** Start **
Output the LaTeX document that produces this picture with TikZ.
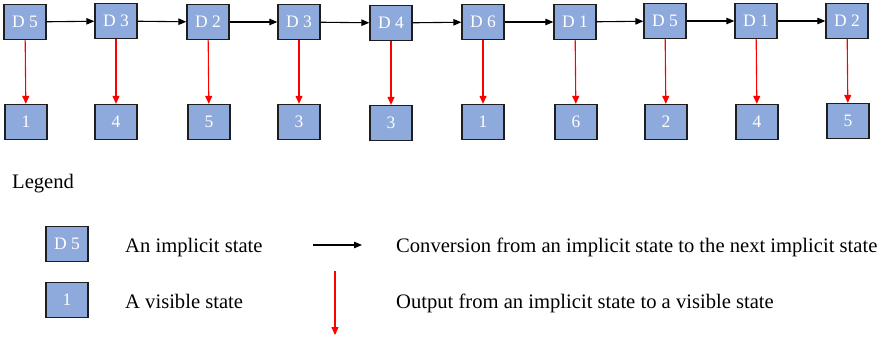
\documentclass[tikz,border=0pt]{standalone}
\usepackage{fontspec}
\setmainfont{Liberation Serif}
\usetikzlibrary{arrows.meta}
\definecolor{stateblue}{HTML}{8EA9DB}
\definecolor{stateline}{HTML}{1E1E1E}
\tikzset{
  statebox/.style={rectangle,draw=stateline,line width=1.3pt,fill=stateblue,text=white,
    minimum width=42pt,minimum height=35pt,inner sep=0pt,font=\fontsize{17.5}{17.5}\selectfont},
  legendtext/.style={anchor=base west,inner sep=0pt,font=\fontsize{20.6}{20.6}\selectfont},
  convarrow/.style={draw=black,line width=1.1pt,-{Triangle[length=8pt,width=6.5pt]}},
  outarrow/.style={draw=red,line width=1.1pt,-{Triangle[length=8pt,width=7pt]}}
}
\begin{document}
\begin{tikzpicture}[x=1pt,y=-1pt]
        \useasboundingbox (0,0) rectangle (882,341);
        \begin{scope}[every node/.style={statebox}]
          \node (I1) at (25,22) {D 5};
          \node (I2) at (116,21) {D 3};
          \node (I3) at (208,22) {D 2};
          \node (I4) at (299,22) {D 3};
          \node (I5) at (391,23) {D 4};
          \node (I6) at (483,22) {D 6};
          \node (I7) at (575,22) {D 1};
          \node (I8) at (665,21) {D 5};
          \node (I9) at (756,21) {D 1};
          \node (I10) at (847,21) {D 2};

          \node (V1) at (26,122) {1};
          \node (V2) at (116,122) {4};
          \node (V3) at (209,122) {5};
          \node (V4) at (299,122) {3};
          \node (V5) at (391,123) {3};
          \node (V6) at (483,122) {1};
          \node (V7) at (576,122) {6};
          \node (V8) at (666,122) {2};
          \node (V9) at (757,122) {4};
          \node (V10) at (848,121) {5};

          \node (Limplicit) at (67,244) {D 5};
          \node (Lvisible) at (67,300) {1};
        \end{scope}
        \begin{scope}[every edge/.style={convarrow}]
          \path (I1) edge (I2);
          \path (I2) edge (I3);
          \path (I3) edge (I4);
          \path (I4) edge (I5);
          \path (I5) edge (I6);
          \path (I6) edge (I7);
          \path (I7) edge (I8);
          \path (I8) edge (I9);
          \path (I9) edge (I10);
        \end{scope}
        \begin{scope}[every edge/.style={outarrow}]
          \path (I1) edge (V1);
          \path (I2) edge (V2);
          \path (I3) edge (V3);
          \path (I4) edge (V4);
          \path (I5) edge (V5);
          \path (I6) edge (V6);
          \path (I7) edge (V7);
          \path (I8) edge (V8);
          \path (I9) edge (V9);
          \path (I10) edge (V10);
        \end{scope}

        % legend
        \node[legendtext] (legend) at (12,188) {Legend};
        \node[legendtext] (implicit) at (125,252) {An implicit state};
        \node[legendtext] (visible) at (125,308) {A visible state};
        \node[legendtext] (conversion) at (396,252) {Conversion from an implicit state to the next implicit state};
        \node[legendtext] (output) at (396,308) {Output from an implicit state to a visible state};
        \coordinate (convstart) at (313,245);
        \coordinate (convend) at (362,245);
        \coordinate (outstart) at (335,271);
        \coordinate (outend) at (335,335);
        \draw[convarrow] (convstart) -- (convend);
        \draw[outarrow] (outstart) -- (outend);
\end{tikzpicture}
\end{document}
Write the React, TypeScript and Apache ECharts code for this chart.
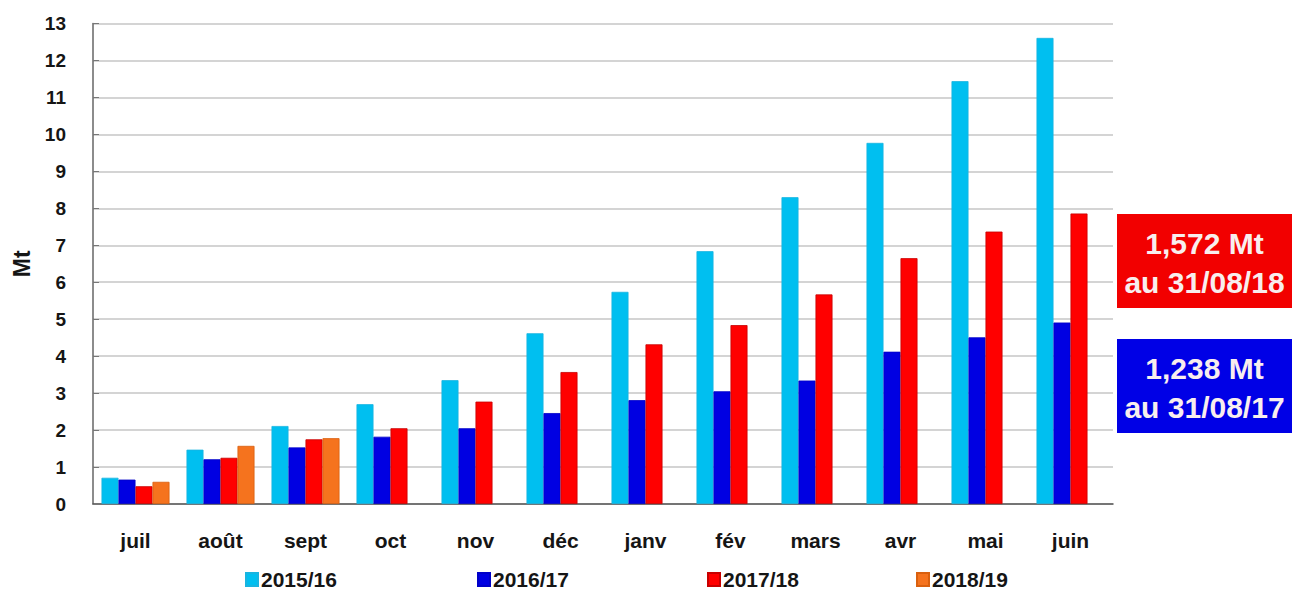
import React, { useEffect, useRef } from "react";
import * as echarts from "echarts";

const months = ["juil", "août", "sept", "oct", "nov", "déc", "janv", "fév", "mars", "avr", "mai", "juin"];
const s1516 = [0.71, 1.47, 2.11, 2.7, 3.35, 4.62, 5.74, 6.84, 8.3, 9.77, 11.44, 12.61];
const s1617 = [0.66, 1.21, 1.53, 1.82, 2.05, 2.46, 2.81, 3.05, 3.34, 4.12, 4.51, 4.91];
const s1718 = [0.48, 1.25, 1.75, 2.05, 2.77, 3.57, 4.32, 4.84, 5.67, 6.65, 7.37, 7.86];
const s1819 = [0.6, 1.572, 1.78, null, null, null, null, null, null, null, null, null];
const seriesNames = ["2015/16", "2016/17", "2017/18", "2018/19"];
const colors = ["#00bff0", "#0000e2", "#ff0000", "#f5731e"];
const borders = ["#19b4e0", "#0000c8", "#c80000", "#d9600f"];
const legendLefts = [240, 472, 702, 911];
const boxTexts = [
  { line1: "1,572 Mt", line2: "au 31/08/18", color: "#f20000" },
  { line1: "1,238 Mt", line2: "au 31/08/17", color: "#0000e6" },
];

const FONT = "'Liberation Sans', Arial, Helvetica, sans-serif";

export default function App() {
  const ref = useRef<HTMLDivElement>(null);
  useEffect(() => {
    if (!ref.current) return;
    const chart = echarts.init(ref.current, undefined, { renderer: "svg" });
    const data = [s1516, s1617, s1718, s1819];
    const boxTops = [214, 339];
    chart.setOption({
      animation: false,
      backgroundColor: "#ffffff",
      textStyle: { fontFamily: FONT },
      grid: { left: 93, right: 179, top: 23.5, bottom: 89, containLabel: false },
      legend: seriesNames.map((n, i) => ({
        data: [n],
        left: legendLefts[i],
        top: 564,
        itemWidth: 12,
        itemHeight: 13,
        itemGap: 4,
        icon: "rect",
        selectedMode: false,
        textStyle: { fontSize: 21, fontWeight: "bold", color: "#151515", fontFamily: FONT, padding: [0, 0, 0, -2] },
      })),
      xAxis: {
        type: "category",
        data: months,
        axisLine: { lineStyle: { color: "#555", width: 1.5 } },
        axisTick: { show: false },
        axisLabel: { fontSize: 21, fontWeight: "bold", color: "#151515", margin: 26, fontFamily: FONT },
      },
      yAxis: {
        type: "value",
        min: 0,
        max: 13,
        interval: 1,
        name: "Mt",
        nameLocation: "middle",
        nameGap: 52,
        nameRotate: 90,
        nameTextStyle: { fontSize: 23, fontWeight: "bold", color: "#151515", fontFamily: FONT },
        axisLine: { show: true, lineStyle: { color: "#666", width: 1.5 } },
        axisTick: { show: true, inside: true, length: 6, lineStyle: { color: "#777" } },
        axisLabel: { fontSize: 19, fontWeight: "bold", color: "#151515", margin: 27, fontFamily: FONT },
        splitLine: { lineStyle: { color: "#d4d4d4", width: 2 } },
      },
      series: seriesNames.map((n, i) => ({
        name: n,
        type: "bar",
        data: data[i],
        barWidth: 17,
        barGap: "0%",
        itemStyle: { color: colors[i], borderColor: borders[i], borderWidth: 0.8 },
      })),
      graphic: boxTexts.map((b, i) => ({
        type: "group",
        left: 1117,
        top: boxTops[i],
        children: [
          { type: "rect", shape: { x: 0, y: 0, width: 175, height: 94 }, style: { fill: b.color } },
          {
            type: "text",
            x: 87.5,
            y: 29,
            style: { text: b.line1, fill: "#f8eeee", fontSize: 30, fontWeight: "bold", fontFamily: FONT, align: "center", verticalAlign: "middle" },
          },
          {
            type: "text",
            x: 87.5,
            y: 68,
            style: { text: b.line2, fill: "#f8eeee", fontSize: 30, fontWeight: "bold", fontFamily: FONT, align: "center", verticalAlign: "middle" },
          },
        ],
      })),
    });
    return () => chart.dispose();
  }, []);
  return <div ref={ref} style={{ position: "fixed", left: 0, top: 0, width: 1292, height: 593 }} />;
}
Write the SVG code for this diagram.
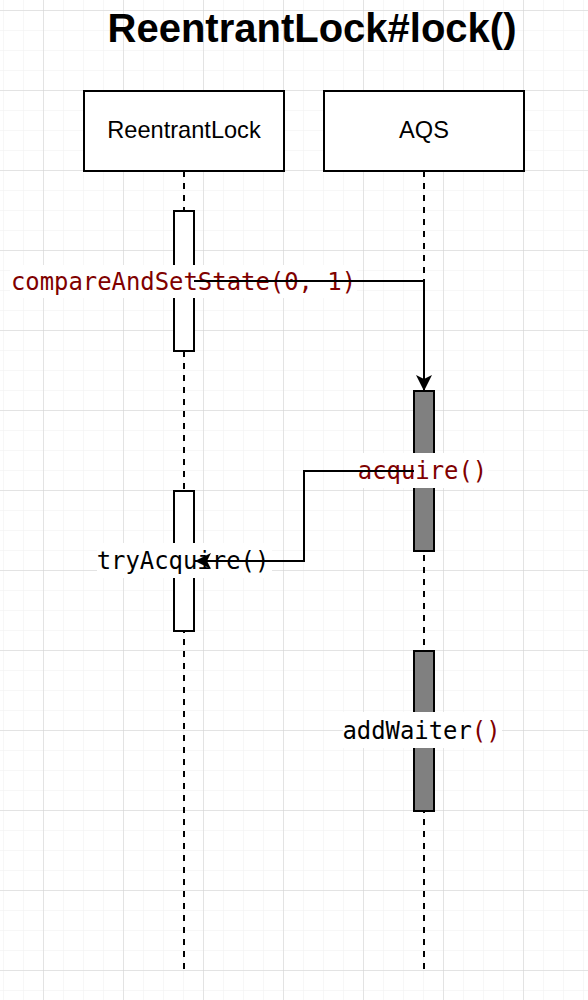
<svg xmlns="http://www.w3.org/2000/svg" width="588" height="1000" viewBox="0 0 588 1000">
  <defs>
    <pattern id="minor" x="3" y="10" width="20" height="20" patternUnits="userSpaceOnUse">
      <path d="M0 0 H20 M0 0 V20" fill="none" stroke="#f0f0f0" stroke-width="1"/>
    </pattern>
    <pattern id="major" x="43" y="10" width="80" height="80" patternUnits="userSpaceOnUse">
      <path d="M0 0 H80 M0 0 V80" fill="none" stroke="#d0d0d0" stroke-width="1"/>
    </pattern>
    <marker id="arrow" viewBox="0 0 16 16" refX="16" refY="8" markerWidth="16" markerHeight="16" markerUnits="userSpaceOnUse" orient="auto">
      <path d="M16 8 L0 0 L4 8 L0 16 Z" fill="#000"/>
    </marker>
    <style>
      .box { fill: #fff; stroke: #000; stroke-width: 2; }
      .act { fill: #fff; stroke: #000; stroke-width: 2; }
      .actg { fill: #808080; stroke: #000; stroke-width: 2; }
      .life { stroke: #000; stroke-width: 2; stroke-dasharray: 6 6; fill: none; }
      .conn { fill: none; stroke: #000; stroke-width: 2; }
      .lbl { font-family: "Liberation Sans", Arial, sans-serif; font-size: 23.6px; fill: #000; text-anchor: middle; }
      .mono { font-family: "DejaVu Sans Mono", monospace; font-size: 23.9px; text-anchor: middle; }
      .red { fill: #800000; }
      .blk { fill: #000; }
      .bg { fill: #fff; }
    </style>
  </defs>
  <rect x="0" y="0" width="588" height="1000" fill="#fff"/>
  <rect x="0" y="0" width="588" height="1000" fill="url(#minor)"/>
  <rect x="0" y="0" width="588" height="1000" fill="url(#major)"/>

  <g id="title">
    <text x="312" y="42" font-family="Liberation Sans, Arial, sans-serif" font-size="40" font-weight="bold" text-anchor="middle" fill="#000">ReentrantLock#lock()</text>
  </g>

  <g id="lifeline-reentrantlock">
    <line class="life" x1="184" y1="171" x2="184" y2="970"/>
    <rect class="box" x="84" y="91" width="200" height="80"/>
    <text class="lbl" x="184" y="138">ReentrantLock</text>
  </g>
  <g id="lifeline-aqs">
    <line class="life" x1="424" y1="171" x2="424" y2="970"/>
    <rect class="box" x="324" y="91" width="200" height="80"/>
    <text class="lbl" x="424" y="138">AQS</text>
  </g>

  <g id="act-rl-1"><rect class="act" x="174" y="211" width="20" height="140"/></g>
  <g id="act-rl-2"><rect class="act" x="174" y="491" width="20" height="140"/></g>
  <g id="act-aqs-1"><rect class="actg" x="414" y="391" width="20" height="160"/></g>
  <g id="act-aqs-2"><rect class="actg" x="414" y="651" width="20" height="160"/></g>

  <g id="label-compareAndSetState">
    <rect class="bg" x="10" y="265" width="347" height="33"/>
    <text class="mono red" x="183.5" y="290">compareAndSetState(0, 1)</text>
  </g>
  <g id="label-acquire">
    <rect class="bg" x="357" y="453" width="131" height="35"/>
    <text class="mono red" x="422.5" y="479">acquire()</text>
  </g>
  <g id="label-tryAcquire">
    <rect class="bg" x="97" y="543" width="175" height="35"/>
    <text class="mono blk" x="183" y="569">tryAcquire()</text>
  </g>
  <g id="label-addWaiter">
    <rect class="bg" x="343" y="712" width="159" height="36"/>
    <text class="mono blk" x="421.5" y="739">addWaiter<tspan class="red">()</tspan></text>
  </g>

  <g id="connectors">
    <path class="conn" d="M194 281 H424 V391" marker-end="url(#arrow)"/>
    <path class="conn" d="M414 471 H304 V561 H195" marker-end="url(#arrow)"/>
  </g>
</svg>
** End **
## WRITTEN INSTRUCTION:
From the listing above, copy all lines holding the word "Output".

## TASK RESPONSE:
Output the LaTeX document that produces this picture with TikZ.
        \node[legendtext] (output) at (396,308) {Output from an implicit state to a visible state};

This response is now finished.